Beautiful burial sites
In her book Cities of the Dead: The World’s Most Beautiful Cemeteries, taphophile Yolanda Zappaterra presents a guide to some 50 burial sites around the world.
From Japan and Australia to Ireland and Senegal, she delves into wide-ranging rituals, fashions and customs around death and burial to present an absorbing picture of the after world. Here is a small selection of her favourites from the book.
Issyk-Kul cemeteries, Kyrgyzstan
A complex cultural mix of nomadic Central Asian, Islamic and Soviet makes the many cemeteries around the Issyk-Kul lake region of Kyrgyzstan as unique as they are arresting – so much so that one of them, Sary-Kamysh, was voted one of the most beautiful cemeteries in the world by National Geographic.
Spindly wire-frame yurt skeletons, brick-built monuments that look like mini-mosques, decorated towers and even onion-domed mausoleums styled on Russian churches offer a fascinating illustration of the region’s mix and heritage.

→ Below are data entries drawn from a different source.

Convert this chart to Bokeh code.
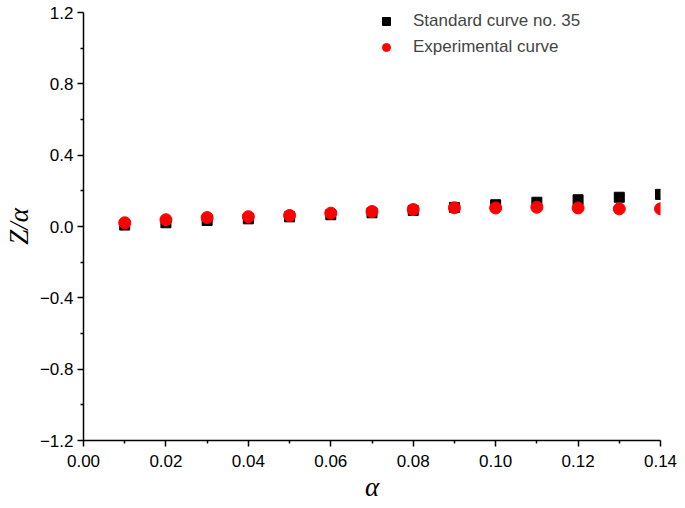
from bokeh.plotting import figure
from bokeh.models import Legend, LegendItem, FixedTicker, Range1d
from bokeh.embed import file_html
from bokeh.resources import INLINE

alpha = [0.01, 0.02, 0.03, 0.04, 0.05, 0.06, 0.07, 0.08, 0.09, 0.10, 0.11, 0.12, 0.13, 0.14]
standard = [0.008, 0.021, 0.034, 0.043, 0.054, 0.066, 0.077, 0.090, 0.107, 0.122, 0.136, 0.150, 0.164, 0.180]
experimental = [0.021, 0.038, 0.050, 0.055, 0.062, 0.075, 0.084, 0.095, 0.105, 0.104, 0.108, 0.104, 0.099, 0.099]

x_ticks = [0.00, 0.02, 0.04, 0.06, 0.08, 0.10, 0.12, 0.14]
x_labels = ["0.00", "0.02", "0.04", "0.06", "0.08", "0.10", "0.12", "0.14"]
y_ticks = [-1.2, -0.8, -0.4, 0.0, 0.4, 0.8, 1.2]
y_labels = ["\u22121.2", "\u22120.8", "\u22120.4", "0.0", "0.4", "0.8", "1.2"]

p = figure(width=677, height=506, output_backend="svg", toolbar_location=None,
           x_range=Range1d(0.0, 0.14), y_range=Range1d(-1.2, 1.2),
           min_border_left=83, min_border_right=17, min_border_top=12, min_border_bottom=66)
p.outline_line_color = None
p.grid.visible = False

sq = p.scatter(alpha, standard, marker="square", size=10, color="black")
ci = p.scatter(alpha, experimental, marker="circle", size=12, color="#ff0000")

font = "Liberation Sans"
for ax, ticks, labels in ((p.xaxis[0], x_ticks, x_labels), (p.yaxis[0], y_ticks, y_labels)):
    minor = []
    for a, b in zip(ticks[:-1], ticks[1:]):
        minor.append((a + b) / 2)
    ax.ticker = FixedTicker(ticks=ticks, minor_ticks=minor)
    ax.major_label_overrides = {t: l for t, l in zip(ticks, labels)}
    ax.axis_line_width = 1.5
    ax.major_tick_line_width = 1.5
    ax.minor_tick_line_width = 1.5
    ax.major_tick_in = 0
    ax.major_tick_out = 6
    ax.minor_tick_in = 0
    ax.minor_tick_out = 3
    ax.major_label_text_font = font
    ax.major_label_text_font_size = "17px"
    ax.major_label_text_color = "black"
    ax.axis_label_text_font = "Liberation Serif"
    ax.axis_label_text_font_style = "italic"
    ax.axis_label_text_font_size = "27px"
    ax.axis_label_text_color = "black"

p.xaxis[0].axis_label = "\u03b1"
p.yaxis[0].axis_label = "Z/\u03b1"
p.xaxis[0].major_label_standoff = 8
p.yaxis[0].major_label_standoff = 4
p.xaxis[0].axis_label_standoff = 2
p.yaxis[0].axis_label_standoff = 3

legend = Legend(items=[LegendItem(label="Standard curve no. 35", renderers=[sq]),
                       LegendItem(label="Experimental curve", renderers=[ci])],
                location=(293, 383), border_line_color=None, background_fill_alpha=0,
                label_text_font=font, label_text_font_size="17px",
                glyph_width=20, glyph_height=20, label_height=20, spacing=6,
                padding=0, margin=0, label_standoff=17)
p.add_layout(legend, "center")

open("out.html", "w").write(file_html(p, INLINE))
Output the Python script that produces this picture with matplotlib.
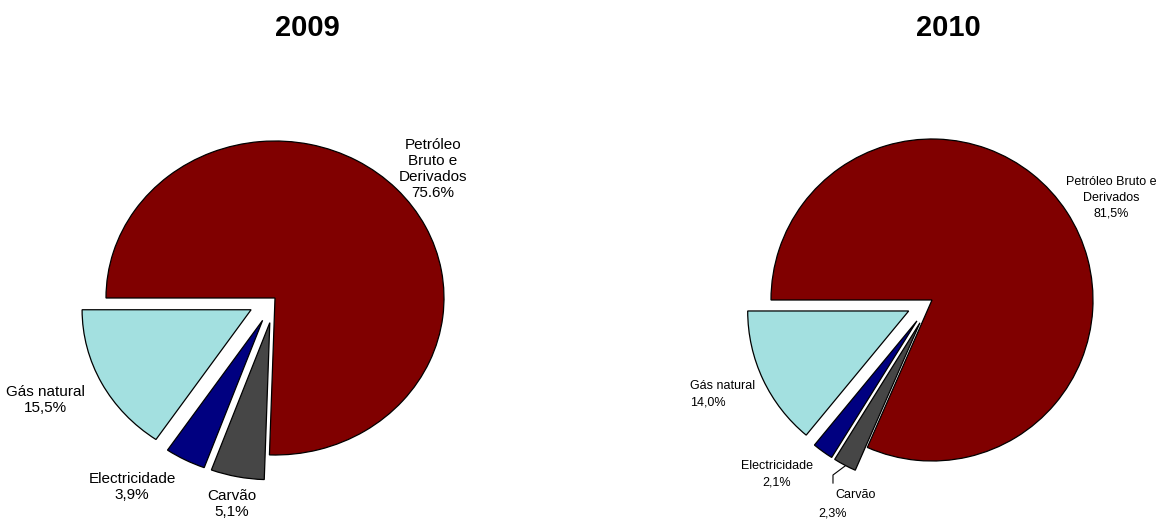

Fadiouth Shell Island, Joal-Fadiouth, Mbour, Senegal
Sitting like a surreal mirage on the Senegalese coastline some 100km south of Dakar lies what must surely be the noisiest cemetery in the world.
Respectful silence is impossible as your feet crunch over the ton upon ton of broken clam shells that make up the pretty island of Fadiouth, a traditional estuary fishing village linked to its cemetery via a wooden bridge.
The cemetery is notable for being used by both the predominant Christian population but also a significant Islamic population, including the first missionary who died in Senegal.